Recently I was faced with a moment that I never thought would really happen. He was coming to visit me. Before I knew it, I was questioning myself. Why was he coming to see me? Why was I allowing him to visit me? Did this person deserve to have that much of a place in my life any longer? And even though I felt that I didn't owe anyone an explanation, I found myself trying to explain to people. But the explanations never seemed to make sense. Why was I giving this person another chance to be a part of my life again?

When he arrived in town I was still doubtful. Would I be able to look at him and not think back to the last time I saw him, and the feelings that I had at that time? And that's when I realized that I needed to forgive him. I needed to allow him and more so, myself, the ability to say, "I forgive you." This ability to forgive Ihas changed me even further. I realized that he is not the same person that I fell in love with, that both of our lives have changed, and yes, there were reasons that we were not meant to be together. I was able to look at him as my friend. There were awkward moments when I wanted to blow it all out and ask all the questions that I deserved answers to, but I couldn't do it. I couldn't bring myself to go back to those moments. It wasn't until later that it hit me. It occured to me that he was aware of the pain he had caused me, and that maybe, just maybe, he had been in pain, too. By forgiving him, I was helping us both obtain that needed closure.
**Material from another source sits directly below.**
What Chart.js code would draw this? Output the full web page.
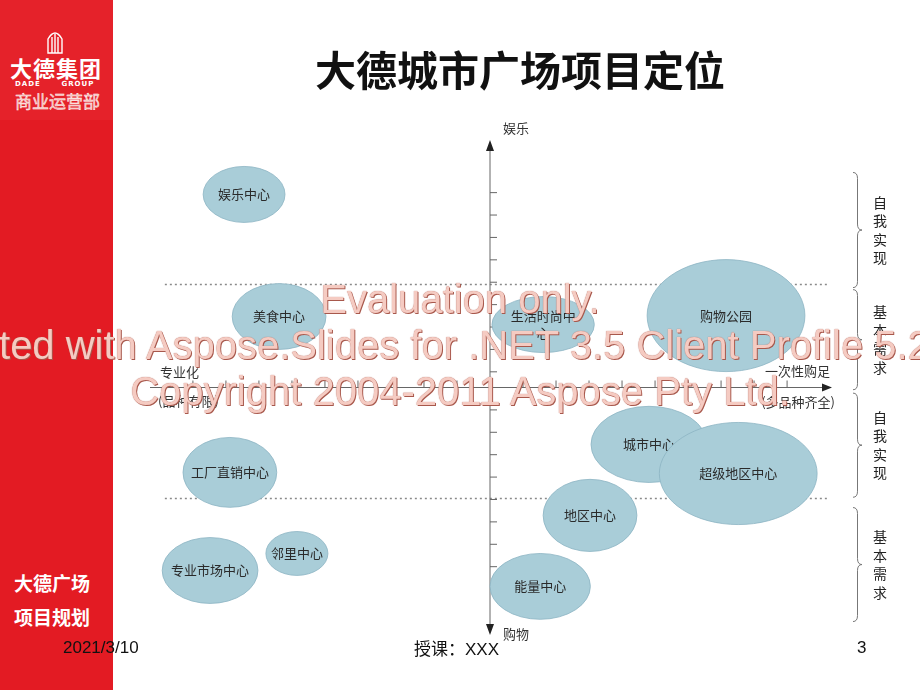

Later on, I was able to ask questions and I finally heard the truth. As much as it was probably hard for him to find the words to admit to why he had made the decisions he did, I think it might have been a bit of a release for him as well. And once I heard those answers, and I was able to acknowledge these reasons, it was over. I felt relief. Relief that I didn't really ever think could have existed.
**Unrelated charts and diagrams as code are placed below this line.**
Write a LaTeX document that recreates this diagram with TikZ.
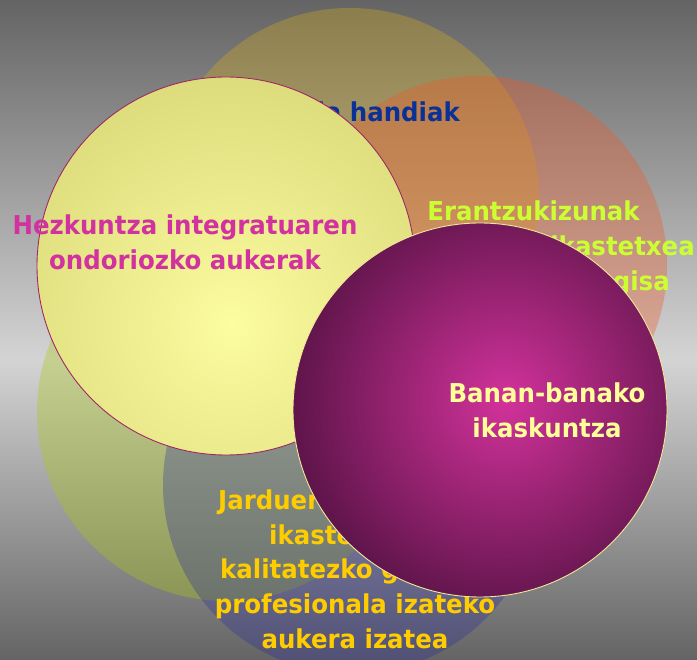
\documentclass[tikz,border=0pt]{standalone}
\usepackage{fontspec}
\setmainfont{DejaVu Sans}
\newfontfamily\lblfont{DejaVu Sans}[FakeStretch=0.94]
\definecolor{bgdark}{RGB}{100,100,100}
\definecolor{bglight}{RGB}{212,212,212}
\definecolor{olivefill}{RGB}{210,170,30}
\definecolor{orangefill}{RGB}{240,90,40}
\definecolor{limefill}{RGB}{170,200,20}
\definecolor{bluefill}{RGB}{40,40,160}
\definecolor{yin}{RGB}{252,252,160}
\definecolor{yout}{RGB}{218,218,122}
\definecolor{yedge}{RGB}{160,40,100}
\definecolor{magin}{RGB}{210,50,155}
\definecolor{magout}{RGB}{92,20,72}
\definecolor{medge}{RGB}{240,232,150}
\definecolor{tblue}{RGB}{10,50,150}
\definecolor{tlime}{RGB}{204,255,51}
\definecolor{tpink}{RGB}{210,50,160}
\definecolor{tcream}{RGB}{255,255,153}
\definecolor{tgold}{RGB}{255,204,0}
\tikzset{
  hatchcirc/.style={fill=#1, fill opacity=0.35, draw=none},
  lbl/.style={inner sep=0pt, font=\lblfont\bfseries\fontsize{26}{34.5}\selectfont},
}
\begin{document}
\begin{tikzpicture}[x=1pt,y=-1pt]
\useasboundingbox (0,0) rectangle (697,660);
% background
\shade[top color=bgdark, bottom color=bglight] (0,0) rectangle (697,360);
\shade[top color=bglight, bottom color=bgdark] (0,359.5) rectangle (697,660);
% semi-transparent circles
\path[hatchcirc=olivefill] (350,197) circle (189pt);
\path[hatchcirc=orangefill] (478,265) circle (189pt);
\path[hatchcirc=limefill] (226,412) circle (189pt);
\path[hatchcirc=bluefill, fill opacity=0.3] (352,485) circle (189pt);
% texts of the hatched circles
\node[lbl, text=tblue, anchor=base east] (t1) at (460,122) {Autonomia handiak};
\node[lbl, text=tlime, anchor=base] (t2a) at (533.5,221) {Erantzukizunak};
\node[lbl, text=tlime, anchor=base east] (t2b) at (695,256) {integrazio ikastetxea};
\node[lbl, text=tlime, anchor=base east] (t2c) at (670,291) {erreferentzia gisa};
\node[lbl, text=tgold, anchor=base west] (t4a) at (218,510) {Jarduera anitzeko};
\node[lbl, text=tgold, anchor=base west] (t4b) at (269,544.5) {ikastetxe bat};
\node[lbl, text=tgold, anchor=base west] (t4c) at (220,579) {kalitatezko gune};
\node[lbl, text=tgold, anchor=base] (t4d) at (355,613.5) {profesionala izateko};
\node[lbl, text=tgold, anchor=base] (t4e) at (355,648) {aukera izatea};
% yellow circle
\begin{scope}
\clip (226,266) circle (189pt);
\shade[inner color=yin, outer color=yout] (232,325) circle (265pt);
\end{scope}
\draw[yedge, line width=0.9pt] (226,266) circle (189pt);
\node[lbl, text=tpink, anchor=base] (t6a) at (185,235) {Hezkuntza integratuaren};
\node[lbl, text=tpink, anchor=base] (t6b) at (185,270) {ondoriozko aukerak};
% magenta circle
\begin{scope}
\clip (480,410) circle (187pt);
\shade[inner color=magin, outer color=magout] (505,400) circle (218pt);
\end{scope}
\draw[medge, line width=0.9pt] (480,410) circle (187pt);
\node[lbl, text=tcream, anchor=base] (t3a) at (547,403) {Banan-banako};
\node[lbl, text=tcream, anchor=base] (t3b) at (547,438) {ikaskuntza};
\end{tikzpicture}
\end{document}
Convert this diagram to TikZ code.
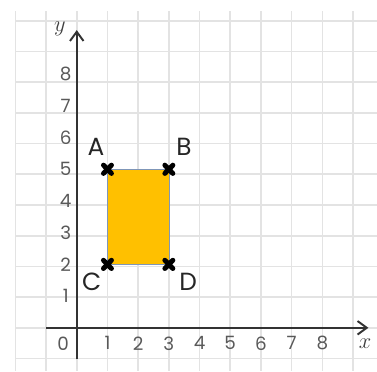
\documentclass[tikz,border=0pt]{standalone}
\usepackage{fontspec}
\newfontfamily\nhanfont{Poppins}
\usepackage{xcolor}
\usetikzlibrary{calc, arrows.meta}
\definecolor{camHCN}{HTML}{FFC000}
\definecolor{vienHCN}{HTML}{7F96B8}

\begin{document}
\begin{tikzpicture}[x=1cm, y=1.0326cm, >={Straight Barb[length=3mm, width=4.4mm]},
    soTruc/.style={text=black!65, inner sep=0pt, font=\nhanfont\fontsize{17}{17}\selectfont},
    tenDiem/.style={text=black!85, inner sep=0pt, font=\nhanfont\fontsize{23}{23}\selectfont},
    tenTruc/.style={text=black!75, inner sep=0pt, font=\fontsize{22}{22}\selectfont},
    dauX/.style={line width=4.6pt, line cap=round}]
    \useasboundingbox (-2.5,-1.37) rectangle (9.78,10.34);

    % 1. Lưới ô vuông
    \draw[black!11, line width=1.5pt] (-2,-1.37) grid (9.78,10);

    % 2. Hình chữ nhật ABDC
    \coordinate (A) at (1,5);
    \coordinate (B) at (3,5);
    \coordinate (C) at (1,2);
    \coordinate (D) at (3,2);
    \filldraw[fill=camHCN, draw=vienHCN, line width=0.6pt] (C) rectangle (B);

    % 3. Hệ trục tọa độ Ox, Oy
    \coordinate (xDau) at (-1,0);
    \coordinate (xCuoi) at (9.5,0);
    \coordinate (yDau) at (0,-1);
    \coordinate (yCuoi) at (0,9.39);
    \draw[->, line width=1.8pt, black!80] (xDau) -- (xCuoi);
    \draw[->, line width=1.8pt, black!80] (yDau) -- (yCuoi);
    \node[tenTruc] (nhanX) at (9.39,-0.5) {$x$};
    \node[tenTruc] (nhanY) at (-0.55,9.42) {$y$};

    % 4. Số trên các trục
    \node[soTruc] (so0) at (-0.44,-0.49) {0};
    \foreach \k in {1,...,8} {
        \node[soTruc] (sox\k) at (\k,-0.49) {\k};
        \node[soTruc] (soy\k) at (-0.36,\k) {\k};
    }

    % 5. Dấu x tại các đỉnh và tên đỉnh
    \foreach \p in {A,B,C,D} {
        \draw[dauX] ($(\p)+(-0.13,-0.13)$) -- ($(\p)+(0.13,0.13)$);
        \draw[dauX] ($(\p)+(-0.13,0.13)$) -- ($(\p)+(0.13,-0.13)$);
    }
    \node[tenDiem] (tenA) at (0.63,5.70) {A};
    \node[tenDiem] (tenB) at (3.49,5.70) {B};
    \node[tenDiem] (tenC) at (0.49,1.45) {C};
    \node[tenDiem] (tenD) at (3.63,1.45) {D};
\end{tikzpicture}
\end{document}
This has been a lesson to me; a long lesson, but one that has made me the person that I am today. And through it all, I have made a new friend. Someone that has made me feel the best and the worst that my life has had to offer me to this point. There is strength in forgiveness, there is relief at letting go of hatred. I hope that my forgiveness has strengthened him as a person as well. And now when I think of him, I can know that I wasn't a bad judge of character in choosing him. He was just placed in my life to help make me a better person.